:: Exercise ::
Quote every line as written. Omit pictures.

:: Collected data ::
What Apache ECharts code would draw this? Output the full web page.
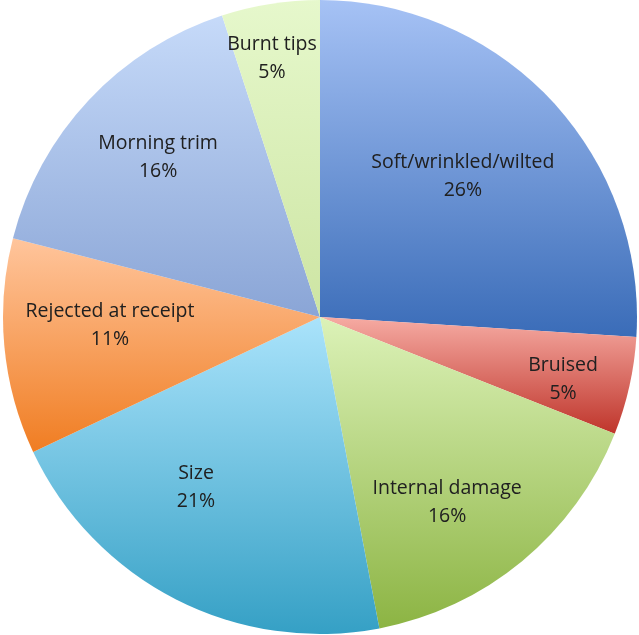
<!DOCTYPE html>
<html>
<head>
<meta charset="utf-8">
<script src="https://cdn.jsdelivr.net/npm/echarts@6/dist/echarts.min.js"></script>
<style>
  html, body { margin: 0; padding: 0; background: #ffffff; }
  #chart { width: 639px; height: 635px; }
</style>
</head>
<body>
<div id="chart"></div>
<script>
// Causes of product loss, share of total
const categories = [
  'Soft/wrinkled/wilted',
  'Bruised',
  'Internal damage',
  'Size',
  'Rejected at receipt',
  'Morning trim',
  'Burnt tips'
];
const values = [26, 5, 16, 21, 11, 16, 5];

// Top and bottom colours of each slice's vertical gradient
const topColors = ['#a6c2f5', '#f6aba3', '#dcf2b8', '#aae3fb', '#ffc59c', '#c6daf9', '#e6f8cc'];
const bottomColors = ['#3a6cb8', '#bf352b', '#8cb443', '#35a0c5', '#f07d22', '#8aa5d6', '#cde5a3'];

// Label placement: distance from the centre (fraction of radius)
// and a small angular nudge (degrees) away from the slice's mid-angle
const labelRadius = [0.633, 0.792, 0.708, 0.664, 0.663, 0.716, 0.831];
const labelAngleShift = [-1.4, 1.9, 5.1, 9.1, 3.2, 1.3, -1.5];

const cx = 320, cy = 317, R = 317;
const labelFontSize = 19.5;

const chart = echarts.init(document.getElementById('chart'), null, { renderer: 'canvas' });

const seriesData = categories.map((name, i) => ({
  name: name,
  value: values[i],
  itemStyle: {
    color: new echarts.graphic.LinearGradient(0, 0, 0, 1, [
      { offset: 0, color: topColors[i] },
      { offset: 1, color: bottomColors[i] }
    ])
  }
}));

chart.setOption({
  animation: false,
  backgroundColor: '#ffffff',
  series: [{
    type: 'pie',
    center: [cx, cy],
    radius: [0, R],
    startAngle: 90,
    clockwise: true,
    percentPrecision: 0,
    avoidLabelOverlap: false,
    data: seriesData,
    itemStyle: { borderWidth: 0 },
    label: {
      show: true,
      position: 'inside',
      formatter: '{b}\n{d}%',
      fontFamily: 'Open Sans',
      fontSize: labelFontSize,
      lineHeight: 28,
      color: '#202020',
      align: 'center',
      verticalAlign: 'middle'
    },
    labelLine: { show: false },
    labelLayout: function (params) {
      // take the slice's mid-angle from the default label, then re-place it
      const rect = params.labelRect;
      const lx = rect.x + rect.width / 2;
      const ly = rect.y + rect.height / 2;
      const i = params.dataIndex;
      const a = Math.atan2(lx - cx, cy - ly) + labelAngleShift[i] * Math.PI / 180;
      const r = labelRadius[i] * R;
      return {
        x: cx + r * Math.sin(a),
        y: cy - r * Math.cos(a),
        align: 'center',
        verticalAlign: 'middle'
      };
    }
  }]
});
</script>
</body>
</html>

:: Exercise answer ::
What Apache ECharts code would draw this? Output the full web page.
<!DOCTYPE html>
<html>
<head>
<meta charset="utf-8">
<script src="https://cdn.jsdelivr.net/npm/echarts@6/dist/echarts.min.js"></script>
<style>
  html, body { margin: 0; padding: 0; background: #ffffff; }
  #chart { width: 639px; height: 635px; }
</style>
</head>
<body>
<div id="chart"></div>
<script>
// Causes of product loss, share of total
const categories = [
  'Soft/wrinkled/wilted',
  'Bruised',
  'Internal damage',
  'Size',
  'Rejected at receipt',
  'Morning trim',
  'Burnt tips'
];
const values = [26, 5, 16, 21, 11, 16, 5];

// Top and bottom colours of each slice's vertical gradient
const topColors = ['#a6c2f5', '#f6aba3', '#dcf2b8', '#aae3fb', '#ffc59c', '#c6daf9', '#e6f8cc'];
const bottomColors = ['#3a6cb8', '#bf352b', '#8cb443', '#35a0c5', '#f07d22', '#8aa5d6', '#cde5a3'];

// Label placement: distance from the centre (fraction of radius)
// and a small angular nudge (degrees) away from the slice's mid-angle
const labelRadius = [0.633, 0.792, 0.708, 0.664, 0.663, 0.716, 0.831];
const labelAngleShift = [-1.4, 1.9, 5.1, 9.1, 3.2, 1.3, -1.5];

const cx = 320, cy = 317, R = 317;
const labelFontSize = 19.5;

const chart = echarts.init(document.getElementById('chart'), null, { renderer: 'canvas' });

const seriesData = categories.map((name, i) => ({
  name: name,
  value: values[i],
  itemStyle: {
    color: new echarts.graphic.LinearGradient(0, 0, 0, 1, [
      { offset: 0, color: topColors[i] },
      { offset: 1, color: bottomColors[i] }
    ])
  }
}));

chart.setOption({
  animation: false,
  backgroundColor: '#ffffff',
  series: [{
    type: 'pie',
    center: [cx, cy],
    radius: [0, R],
    startAngle: 90,
    clockwise: true,
    percentPrecision: 0,
    avoidLabelOverlap: false,
    data: seriesData,
    itemStyle: { borderWidth: 0 },
    label: {
      show: true,
      position: 'inside',
      formatter: '{b}\n{d}%',
      fontFamily: 'Open Sans',
      fontSize: labelFontSize,
      lineHeight: 28,
      color: '#202020',
      align: 'center',
      verticalAlign: 'middle'
    },
    labelLine: { show: false },
    labelLayout: function (params) {
      // take the slice's mid-angle from the default label, then re-place it
      const rect = params.labelRect;
      const lx = rect.x + rect.width / 2;
      const ly = rect.y + rect.height / 2;
      const i = params.dataIndex;
      const a = Math.atan2(lx - cx, cy - ly) + labelAngleShift[i] * Math.PI / 180;
      const r = labelRadius[i] * R;
      return {
        x: cx + r * Math.sin(a),
        y: cy - r * Math.cos(a),
        align: 'center',
        verticalAlign: 'middle'
      };
    }
  }]
});
</script>
</body>
</html>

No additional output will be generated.